TASK DESCRIPTION: A single run of lines is to be printed exactly: starting at the line with "Emit a web page" and ending at the line with "const Y_LABEL_LEFT = 23;", both included. Leave the pictures out.

DATASET ROWS:

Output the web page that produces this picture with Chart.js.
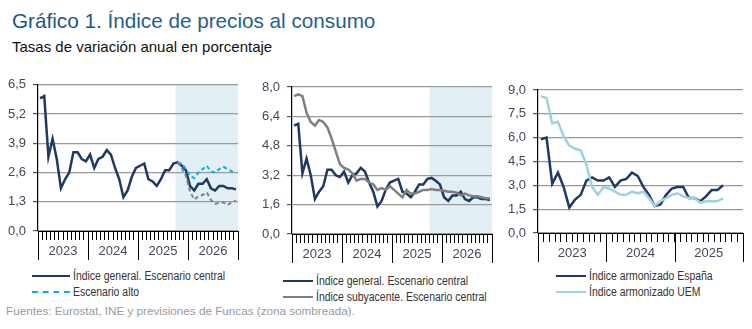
--
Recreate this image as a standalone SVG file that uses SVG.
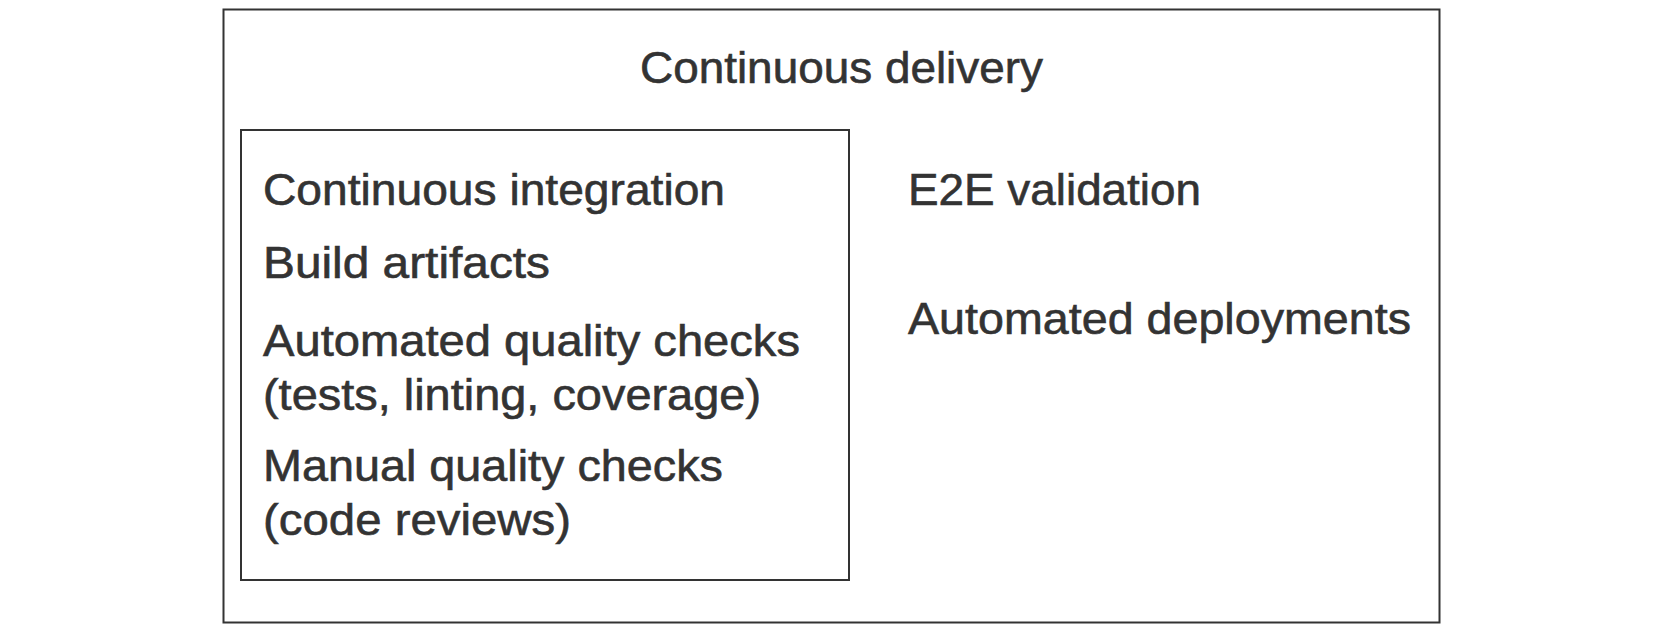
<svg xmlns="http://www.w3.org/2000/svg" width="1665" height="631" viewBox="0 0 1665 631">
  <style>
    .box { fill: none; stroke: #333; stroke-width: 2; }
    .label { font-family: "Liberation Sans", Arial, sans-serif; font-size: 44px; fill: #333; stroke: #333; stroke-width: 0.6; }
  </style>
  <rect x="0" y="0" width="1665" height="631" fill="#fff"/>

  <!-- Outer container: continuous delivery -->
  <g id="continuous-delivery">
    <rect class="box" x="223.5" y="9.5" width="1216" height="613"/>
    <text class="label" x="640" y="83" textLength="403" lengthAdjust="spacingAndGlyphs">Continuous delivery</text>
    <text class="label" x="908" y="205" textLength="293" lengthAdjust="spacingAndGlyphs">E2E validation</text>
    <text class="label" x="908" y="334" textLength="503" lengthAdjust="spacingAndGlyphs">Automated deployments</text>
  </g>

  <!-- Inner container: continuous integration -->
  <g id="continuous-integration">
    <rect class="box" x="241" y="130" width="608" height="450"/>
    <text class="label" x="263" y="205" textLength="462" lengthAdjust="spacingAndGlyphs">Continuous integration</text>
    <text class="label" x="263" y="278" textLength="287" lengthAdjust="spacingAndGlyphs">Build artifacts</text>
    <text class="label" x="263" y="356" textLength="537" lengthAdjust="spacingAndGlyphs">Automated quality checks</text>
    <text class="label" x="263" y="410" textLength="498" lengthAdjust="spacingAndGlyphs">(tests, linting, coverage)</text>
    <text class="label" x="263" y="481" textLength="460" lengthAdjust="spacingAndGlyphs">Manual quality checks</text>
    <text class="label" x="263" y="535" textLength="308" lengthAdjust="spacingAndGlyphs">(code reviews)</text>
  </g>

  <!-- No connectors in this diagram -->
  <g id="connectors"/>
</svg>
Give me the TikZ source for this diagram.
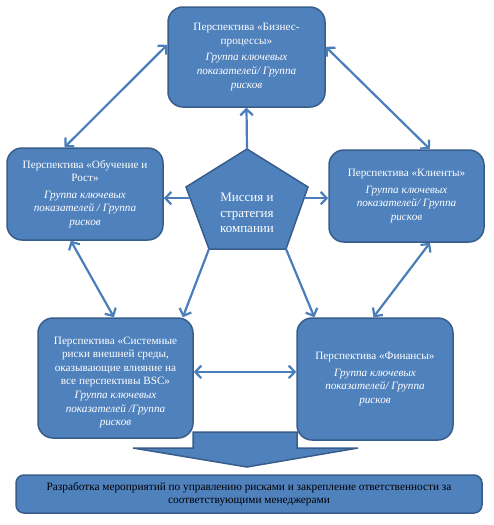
==
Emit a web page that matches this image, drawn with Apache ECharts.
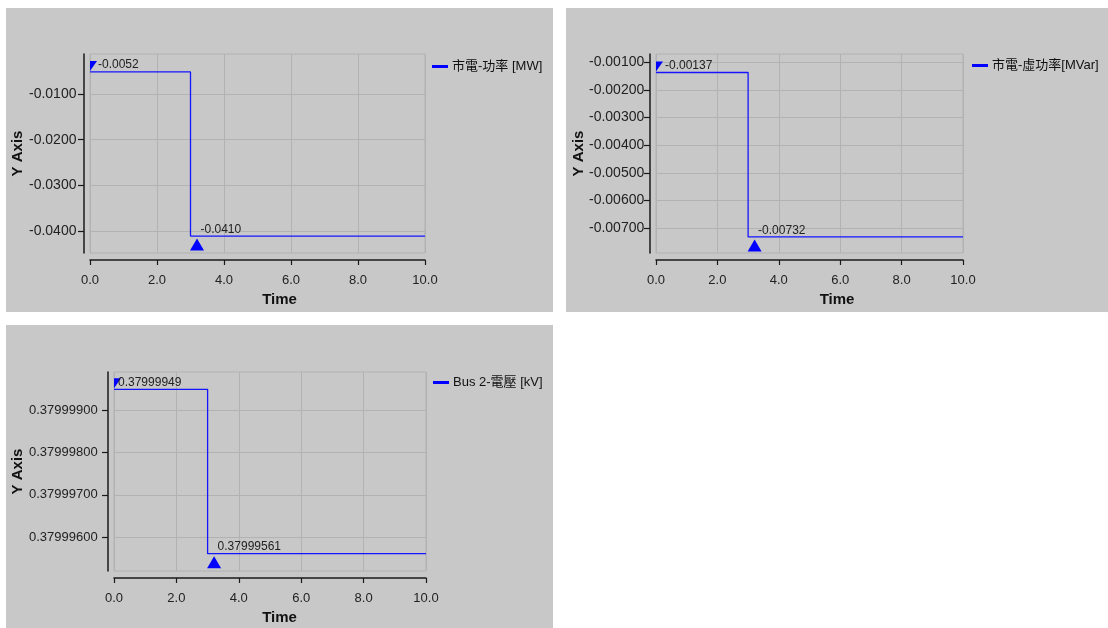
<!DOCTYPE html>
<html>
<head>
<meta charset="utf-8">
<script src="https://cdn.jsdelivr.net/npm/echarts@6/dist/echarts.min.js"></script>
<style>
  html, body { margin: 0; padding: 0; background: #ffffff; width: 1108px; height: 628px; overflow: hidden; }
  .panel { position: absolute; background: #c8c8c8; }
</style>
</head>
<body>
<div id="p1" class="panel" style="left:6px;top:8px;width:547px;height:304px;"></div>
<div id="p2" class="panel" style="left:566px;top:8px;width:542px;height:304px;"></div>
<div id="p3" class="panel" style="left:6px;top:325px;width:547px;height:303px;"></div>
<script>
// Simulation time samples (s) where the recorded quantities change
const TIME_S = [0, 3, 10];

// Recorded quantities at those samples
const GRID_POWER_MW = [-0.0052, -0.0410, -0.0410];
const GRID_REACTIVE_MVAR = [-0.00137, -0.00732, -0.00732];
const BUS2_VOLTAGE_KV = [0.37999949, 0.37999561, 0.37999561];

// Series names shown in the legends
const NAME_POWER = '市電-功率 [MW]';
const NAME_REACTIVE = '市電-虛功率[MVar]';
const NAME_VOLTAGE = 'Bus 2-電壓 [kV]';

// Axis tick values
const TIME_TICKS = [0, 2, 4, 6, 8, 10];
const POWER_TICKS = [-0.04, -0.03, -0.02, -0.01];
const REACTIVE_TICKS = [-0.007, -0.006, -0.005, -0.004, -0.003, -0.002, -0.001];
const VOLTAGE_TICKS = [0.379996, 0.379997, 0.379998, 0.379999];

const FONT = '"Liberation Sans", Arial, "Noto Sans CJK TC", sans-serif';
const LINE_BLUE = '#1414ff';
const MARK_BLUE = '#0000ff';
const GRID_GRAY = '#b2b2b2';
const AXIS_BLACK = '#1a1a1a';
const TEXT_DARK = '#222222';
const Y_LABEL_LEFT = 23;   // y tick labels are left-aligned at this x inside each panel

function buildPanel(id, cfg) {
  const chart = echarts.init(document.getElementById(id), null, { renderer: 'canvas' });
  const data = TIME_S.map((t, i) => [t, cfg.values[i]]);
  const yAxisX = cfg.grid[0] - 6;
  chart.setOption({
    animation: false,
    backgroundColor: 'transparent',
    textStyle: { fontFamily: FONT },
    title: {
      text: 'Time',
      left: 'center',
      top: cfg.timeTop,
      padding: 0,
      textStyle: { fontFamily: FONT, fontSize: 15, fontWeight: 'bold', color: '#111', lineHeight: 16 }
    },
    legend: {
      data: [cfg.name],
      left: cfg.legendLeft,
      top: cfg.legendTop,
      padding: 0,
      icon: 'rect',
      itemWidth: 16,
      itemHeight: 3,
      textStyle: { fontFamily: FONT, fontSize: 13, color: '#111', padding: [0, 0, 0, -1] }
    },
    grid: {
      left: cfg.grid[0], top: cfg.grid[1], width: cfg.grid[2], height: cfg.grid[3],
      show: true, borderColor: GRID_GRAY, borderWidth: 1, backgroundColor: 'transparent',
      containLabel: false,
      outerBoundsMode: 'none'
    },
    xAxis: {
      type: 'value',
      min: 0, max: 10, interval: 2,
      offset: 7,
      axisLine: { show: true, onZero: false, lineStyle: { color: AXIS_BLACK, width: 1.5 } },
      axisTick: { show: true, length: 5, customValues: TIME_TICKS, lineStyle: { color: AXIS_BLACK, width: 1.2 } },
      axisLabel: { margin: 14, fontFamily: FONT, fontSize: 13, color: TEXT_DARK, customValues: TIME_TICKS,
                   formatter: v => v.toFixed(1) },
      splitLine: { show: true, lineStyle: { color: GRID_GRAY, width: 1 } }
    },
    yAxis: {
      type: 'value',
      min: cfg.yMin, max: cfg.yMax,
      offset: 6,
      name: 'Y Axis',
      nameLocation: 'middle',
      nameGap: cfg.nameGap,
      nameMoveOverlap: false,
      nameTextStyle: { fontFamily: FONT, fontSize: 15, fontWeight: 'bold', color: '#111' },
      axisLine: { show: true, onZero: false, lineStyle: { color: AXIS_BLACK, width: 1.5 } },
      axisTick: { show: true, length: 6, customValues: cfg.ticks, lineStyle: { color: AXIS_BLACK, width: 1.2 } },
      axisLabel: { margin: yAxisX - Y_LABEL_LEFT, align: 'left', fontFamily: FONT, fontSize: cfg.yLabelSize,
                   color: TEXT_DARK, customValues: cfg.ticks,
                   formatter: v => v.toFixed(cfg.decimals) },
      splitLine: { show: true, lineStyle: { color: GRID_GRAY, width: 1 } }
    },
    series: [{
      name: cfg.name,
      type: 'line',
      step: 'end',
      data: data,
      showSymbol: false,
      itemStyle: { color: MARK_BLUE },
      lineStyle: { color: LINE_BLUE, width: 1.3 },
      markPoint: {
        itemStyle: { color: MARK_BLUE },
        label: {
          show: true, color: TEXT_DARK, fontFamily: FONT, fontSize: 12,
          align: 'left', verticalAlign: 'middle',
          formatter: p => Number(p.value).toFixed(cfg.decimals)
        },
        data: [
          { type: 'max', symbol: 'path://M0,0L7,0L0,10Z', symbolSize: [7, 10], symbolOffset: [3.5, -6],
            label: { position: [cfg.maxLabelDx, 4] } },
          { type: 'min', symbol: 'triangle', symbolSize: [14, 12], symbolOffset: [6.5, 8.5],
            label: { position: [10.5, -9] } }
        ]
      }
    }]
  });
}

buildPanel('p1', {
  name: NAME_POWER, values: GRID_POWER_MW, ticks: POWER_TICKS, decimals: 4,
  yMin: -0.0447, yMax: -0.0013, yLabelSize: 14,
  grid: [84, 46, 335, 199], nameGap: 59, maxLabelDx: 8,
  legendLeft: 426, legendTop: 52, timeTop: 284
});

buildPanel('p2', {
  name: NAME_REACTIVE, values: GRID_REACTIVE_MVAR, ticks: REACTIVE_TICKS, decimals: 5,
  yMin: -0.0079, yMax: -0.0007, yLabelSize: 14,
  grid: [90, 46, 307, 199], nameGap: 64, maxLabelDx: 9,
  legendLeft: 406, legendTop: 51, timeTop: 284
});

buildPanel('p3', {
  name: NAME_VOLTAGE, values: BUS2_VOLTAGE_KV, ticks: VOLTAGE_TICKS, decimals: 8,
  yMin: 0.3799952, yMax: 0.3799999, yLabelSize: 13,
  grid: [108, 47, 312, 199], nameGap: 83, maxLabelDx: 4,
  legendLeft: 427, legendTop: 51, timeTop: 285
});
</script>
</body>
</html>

ANSWER IN FULL:
Emit a web page that matches this image, drawn with Apache ECharts.
<!DOCTYPE html>
<html>
<head>
<meta charset="utf-8">
<script src="https://cdn.jsdelivr.net/npm/echarts@6/dist/echarts.min.js"></script>
<style>
  html, body { margin: 0; padding: 0; background: #ffffff; width: 1108px; height: 628px; overflow: hidden; }
  .panel { position: absolute; background: #c8c8c8; }
</style>
</head>
<body>
<div id="p1" class="panel" style="left:6px;top:8px;width:547px;height:304px;"></div>
<div id="p2" class="panel" style="left:566px;top:8px;width:542px;height:304px;"></div>
<div id="p3" class="panel" style="left:6px;top:325px;width:547px;height:303px;"></div>
<script>
// Simulation time samples (s) where the recorded quantities change
const TIME_S = [0, 3, 10];

// Recorded quantities at those samples
const GRID_POWER_MW = [-0.0052, -0.0410, -0.0410];
const GRID_REACTIVE_MVAR = [-0.00137, -0.00732, -0.00732];
const BUS2_VOLTAGE_KV = [0.37999949, 0.37999561, 0.37999561];

// Series names shown in the legends
const NAME_POWER = '市電-功率 [MW]';
const NAME_REACTIVE = '市電-虛功率[MVar]';
const NAME_VOLTAGE = 'Bus 2-電壓 [kV]';

// Axis tick values
const TIME_TICKS = [0, 2, 4, 6, 8, 10];
const POWER_TICKS = [-0.04, -0.03, -0.02, -0.01];
const REACTIVE_TICKS = [-0.007, -0.006, -0.005, -0.004, -0.003, -0.002, -0.001];
const VOLTAGE_TICKS = [0.379996, 0.379997, 0.379998, 0.379999];

const FONT = '"Liberation Sans", Arial, "Noto Sans CJK TC", sans-serif';
const LINE_BLUE = '#1414ff';
const MARK_BLUE = '#0000ff';
const GRID_GRAY = '#b2b2b2';
const AXIS_BLACK = '#1a1a1a';
const TEXT_DARK = '#222222';
const Y_LABEL_LEFT = 23;   // y tick labels are left-aligned at this x inside each panel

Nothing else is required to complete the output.